The NFL’s salary cap is also more restrictive than the NBA’s, and despite having a much larger roster, it would be a far more difficult task to bury an eighteen year old on an NFL roster than it would be a 12th man on an NBA roster. While basketball teams can get by with eight or nine man rotations, NFL teams tend to better utilize their entire complement of players on Sundays.
The long-term effects, however, may not be so limited. The league should quickly take advantage of the high school recruiters that college programs utilize. The question will become just how dependable those scouting reports on high school players will be when millions of dollars are at stake. The NFL does not take it’s first round selections lightly, and it is the opinion of this court that scouting high school players and college freshmen should be far too speculative for teams in a win-now version of the NFL.

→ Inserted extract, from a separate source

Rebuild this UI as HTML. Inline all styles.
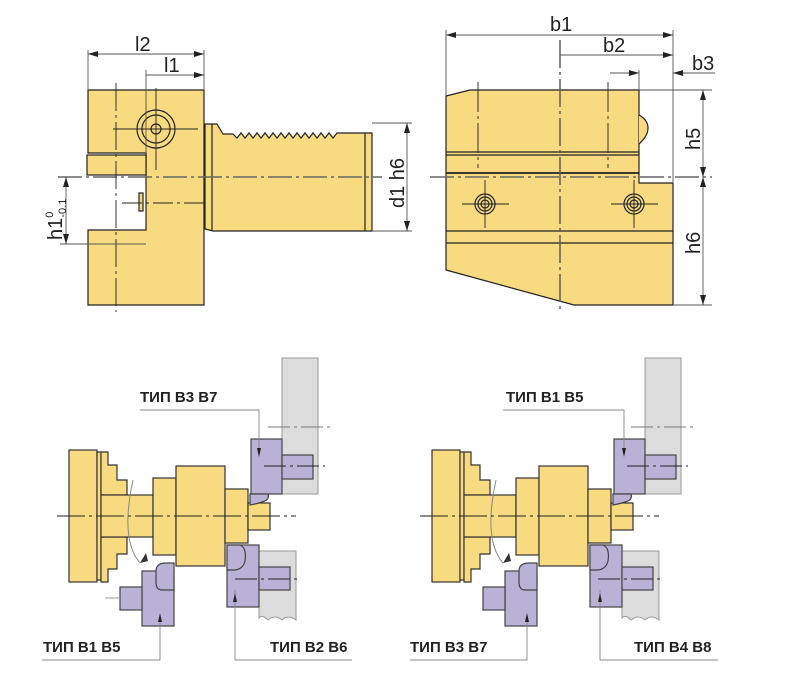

Northwestern @ Ohio State, 11:00am CT, ESPN2 – I know this isn’t a blockbuster matchup, but there are two players on the Buckeye squad worth checking out at several points throughout the season. Defensive end Will Smith is a tough and speedy edge rusher who may fit the mold as a 3-4 OLB. Watch him to see if you think he has what it takes. Also, it probably goes without saying, but cornerback extraordinaire Chris Gamble will probably put on another display of football instincts that will shock and awe us all.